> **AIM OF THE EXERCISE**:
Don't include pictures. Quote the lines below from the first through the line that contains "x_range_ms = [-3012, 2948]".

> **DATA**:
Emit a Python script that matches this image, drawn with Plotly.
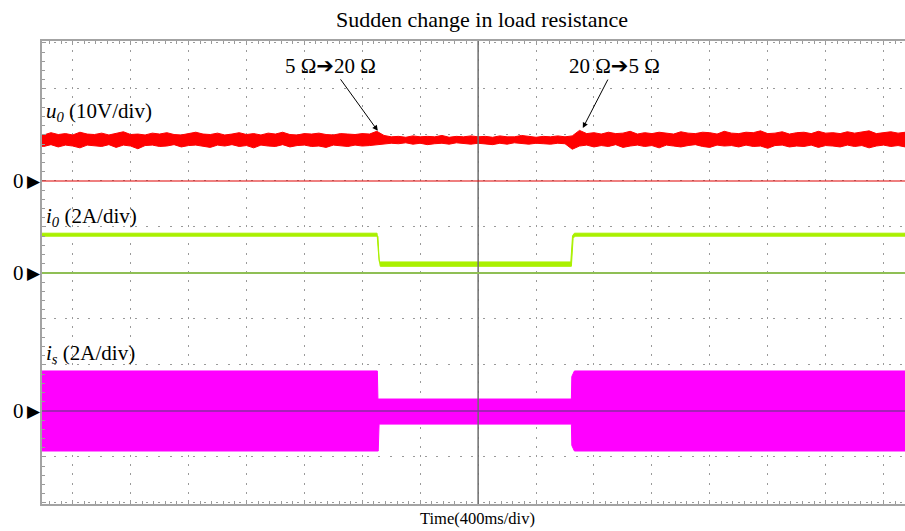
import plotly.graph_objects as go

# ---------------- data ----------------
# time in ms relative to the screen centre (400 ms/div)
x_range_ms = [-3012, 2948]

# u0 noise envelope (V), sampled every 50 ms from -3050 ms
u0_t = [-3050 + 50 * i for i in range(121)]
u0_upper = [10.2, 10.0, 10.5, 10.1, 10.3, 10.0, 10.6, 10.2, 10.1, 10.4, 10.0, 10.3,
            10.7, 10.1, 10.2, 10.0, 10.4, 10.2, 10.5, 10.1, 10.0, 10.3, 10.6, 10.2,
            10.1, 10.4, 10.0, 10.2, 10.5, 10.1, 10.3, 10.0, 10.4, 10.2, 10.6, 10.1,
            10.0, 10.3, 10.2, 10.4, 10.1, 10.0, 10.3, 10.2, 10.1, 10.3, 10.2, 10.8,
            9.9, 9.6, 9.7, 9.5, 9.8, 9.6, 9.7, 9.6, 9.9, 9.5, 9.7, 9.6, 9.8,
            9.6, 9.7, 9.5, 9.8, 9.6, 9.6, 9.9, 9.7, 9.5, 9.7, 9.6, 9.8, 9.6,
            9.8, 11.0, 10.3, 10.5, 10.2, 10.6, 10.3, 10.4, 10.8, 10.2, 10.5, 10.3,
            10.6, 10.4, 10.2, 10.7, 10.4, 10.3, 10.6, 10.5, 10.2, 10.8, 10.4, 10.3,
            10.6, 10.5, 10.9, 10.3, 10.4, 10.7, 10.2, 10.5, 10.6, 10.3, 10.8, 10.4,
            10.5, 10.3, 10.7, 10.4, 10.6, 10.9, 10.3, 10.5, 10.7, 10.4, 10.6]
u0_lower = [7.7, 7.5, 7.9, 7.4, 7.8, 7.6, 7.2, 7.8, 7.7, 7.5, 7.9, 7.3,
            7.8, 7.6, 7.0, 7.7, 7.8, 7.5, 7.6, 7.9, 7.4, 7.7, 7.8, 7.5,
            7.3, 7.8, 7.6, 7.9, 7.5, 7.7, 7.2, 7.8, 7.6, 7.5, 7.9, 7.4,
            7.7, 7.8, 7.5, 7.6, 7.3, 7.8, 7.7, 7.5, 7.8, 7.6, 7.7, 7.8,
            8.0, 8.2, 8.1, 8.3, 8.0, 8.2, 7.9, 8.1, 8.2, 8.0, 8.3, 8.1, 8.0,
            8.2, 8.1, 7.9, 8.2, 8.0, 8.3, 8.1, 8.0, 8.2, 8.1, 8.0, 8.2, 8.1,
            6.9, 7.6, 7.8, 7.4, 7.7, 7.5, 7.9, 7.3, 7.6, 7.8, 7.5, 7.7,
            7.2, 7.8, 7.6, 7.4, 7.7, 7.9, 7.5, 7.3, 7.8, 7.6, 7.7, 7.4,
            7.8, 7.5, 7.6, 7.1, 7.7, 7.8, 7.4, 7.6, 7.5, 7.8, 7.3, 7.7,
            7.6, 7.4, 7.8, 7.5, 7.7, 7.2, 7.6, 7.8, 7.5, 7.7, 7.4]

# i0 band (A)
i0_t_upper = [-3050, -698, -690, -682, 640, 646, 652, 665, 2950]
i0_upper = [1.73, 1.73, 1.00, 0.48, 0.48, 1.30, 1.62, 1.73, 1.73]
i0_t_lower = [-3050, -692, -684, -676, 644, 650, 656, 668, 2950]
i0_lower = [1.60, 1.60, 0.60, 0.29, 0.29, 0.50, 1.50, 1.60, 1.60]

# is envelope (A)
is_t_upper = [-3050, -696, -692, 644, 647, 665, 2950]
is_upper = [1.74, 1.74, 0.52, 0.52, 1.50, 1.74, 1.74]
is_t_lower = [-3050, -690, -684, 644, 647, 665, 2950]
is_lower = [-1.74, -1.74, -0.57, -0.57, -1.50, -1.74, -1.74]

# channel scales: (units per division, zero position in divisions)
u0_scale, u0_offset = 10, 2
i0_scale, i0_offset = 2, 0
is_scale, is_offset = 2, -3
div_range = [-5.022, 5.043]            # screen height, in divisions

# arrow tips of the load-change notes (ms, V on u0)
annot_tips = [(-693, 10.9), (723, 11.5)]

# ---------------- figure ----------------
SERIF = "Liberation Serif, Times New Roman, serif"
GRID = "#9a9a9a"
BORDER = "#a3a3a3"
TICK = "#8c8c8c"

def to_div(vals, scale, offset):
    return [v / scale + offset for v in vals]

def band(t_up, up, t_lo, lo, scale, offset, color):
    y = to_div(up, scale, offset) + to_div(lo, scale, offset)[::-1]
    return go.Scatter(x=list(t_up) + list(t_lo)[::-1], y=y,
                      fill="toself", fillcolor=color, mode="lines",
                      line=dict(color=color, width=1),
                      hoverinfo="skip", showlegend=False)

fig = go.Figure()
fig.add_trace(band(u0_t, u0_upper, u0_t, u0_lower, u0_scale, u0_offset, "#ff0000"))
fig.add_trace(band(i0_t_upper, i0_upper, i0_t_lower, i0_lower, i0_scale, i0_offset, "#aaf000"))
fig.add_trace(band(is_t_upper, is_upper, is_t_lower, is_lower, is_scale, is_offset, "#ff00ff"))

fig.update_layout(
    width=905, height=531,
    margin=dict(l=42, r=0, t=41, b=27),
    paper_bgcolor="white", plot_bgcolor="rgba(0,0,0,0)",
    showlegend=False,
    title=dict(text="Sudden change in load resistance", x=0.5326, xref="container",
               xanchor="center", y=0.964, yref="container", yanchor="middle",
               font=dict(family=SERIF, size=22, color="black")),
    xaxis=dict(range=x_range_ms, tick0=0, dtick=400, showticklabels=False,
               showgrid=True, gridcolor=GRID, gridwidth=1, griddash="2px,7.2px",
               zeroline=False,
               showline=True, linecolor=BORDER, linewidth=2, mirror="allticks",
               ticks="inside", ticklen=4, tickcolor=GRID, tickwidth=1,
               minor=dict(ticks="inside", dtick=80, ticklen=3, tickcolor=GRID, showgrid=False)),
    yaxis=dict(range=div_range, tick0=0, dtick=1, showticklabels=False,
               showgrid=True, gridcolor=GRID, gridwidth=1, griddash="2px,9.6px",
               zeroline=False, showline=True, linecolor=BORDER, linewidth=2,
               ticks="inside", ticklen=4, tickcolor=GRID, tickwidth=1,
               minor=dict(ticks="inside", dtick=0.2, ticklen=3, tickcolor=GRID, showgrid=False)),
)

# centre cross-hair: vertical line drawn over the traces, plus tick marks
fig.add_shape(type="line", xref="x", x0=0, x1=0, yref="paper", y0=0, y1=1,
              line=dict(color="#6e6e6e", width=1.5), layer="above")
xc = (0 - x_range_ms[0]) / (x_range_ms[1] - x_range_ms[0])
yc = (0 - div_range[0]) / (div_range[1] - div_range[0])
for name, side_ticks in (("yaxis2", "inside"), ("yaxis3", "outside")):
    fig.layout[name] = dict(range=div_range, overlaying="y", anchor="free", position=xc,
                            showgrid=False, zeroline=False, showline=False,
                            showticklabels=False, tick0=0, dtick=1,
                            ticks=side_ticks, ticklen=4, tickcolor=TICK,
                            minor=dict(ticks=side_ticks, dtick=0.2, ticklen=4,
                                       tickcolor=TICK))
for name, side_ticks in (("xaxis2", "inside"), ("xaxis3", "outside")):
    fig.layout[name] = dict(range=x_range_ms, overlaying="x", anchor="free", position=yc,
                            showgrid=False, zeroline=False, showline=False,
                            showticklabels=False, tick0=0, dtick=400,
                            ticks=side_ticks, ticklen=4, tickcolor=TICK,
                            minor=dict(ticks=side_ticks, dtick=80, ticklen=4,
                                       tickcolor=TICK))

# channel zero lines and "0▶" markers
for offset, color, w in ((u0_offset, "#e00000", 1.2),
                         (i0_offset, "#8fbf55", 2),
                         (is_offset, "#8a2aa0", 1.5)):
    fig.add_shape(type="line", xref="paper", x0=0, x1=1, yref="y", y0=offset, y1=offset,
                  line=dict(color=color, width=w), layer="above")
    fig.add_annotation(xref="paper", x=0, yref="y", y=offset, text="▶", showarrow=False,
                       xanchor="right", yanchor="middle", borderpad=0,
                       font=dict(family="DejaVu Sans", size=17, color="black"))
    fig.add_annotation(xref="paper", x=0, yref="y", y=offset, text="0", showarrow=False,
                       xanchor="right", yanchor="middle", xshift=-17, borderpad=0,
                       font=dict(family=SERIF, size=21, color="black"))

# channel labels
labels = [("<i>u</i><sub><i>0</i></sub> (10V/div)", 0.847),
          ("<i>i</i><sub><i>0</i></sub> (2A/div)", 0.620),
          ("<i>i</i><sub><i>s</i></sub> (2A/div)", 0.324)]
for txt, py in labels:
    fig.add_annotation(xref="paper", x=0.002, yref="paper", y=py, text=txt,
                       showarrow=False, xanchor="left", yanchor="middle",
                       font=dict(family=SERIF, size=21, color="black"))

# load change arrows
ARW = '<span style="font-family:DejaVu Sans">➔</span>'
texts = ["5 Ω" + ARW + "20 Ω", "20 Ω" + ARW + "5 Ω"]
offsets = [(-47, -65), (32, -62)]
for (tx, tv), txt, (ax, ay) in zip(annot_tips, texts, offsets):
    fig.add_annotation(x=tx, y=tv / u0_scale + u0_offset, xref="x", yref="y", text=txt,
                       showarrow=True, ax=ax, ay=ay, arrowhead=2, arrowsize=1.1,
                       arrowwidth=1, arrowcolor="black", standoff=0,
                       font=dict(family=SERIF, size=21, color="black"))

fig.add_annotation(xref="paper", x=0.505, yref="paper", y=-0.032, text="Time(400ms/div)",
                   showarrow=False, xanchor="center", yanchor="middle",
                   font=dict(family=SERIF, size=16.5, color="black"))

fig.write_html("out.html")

> **OUTPUT OF THE TASK**:
Emit a Python script that matches this image, drawn with Plotly.
import plotly.graph_objects as go

# ---------------- data ----------------
# time in ms relative to the screen centre (400 ms/div)
x_range_ms = [-3012, 2948]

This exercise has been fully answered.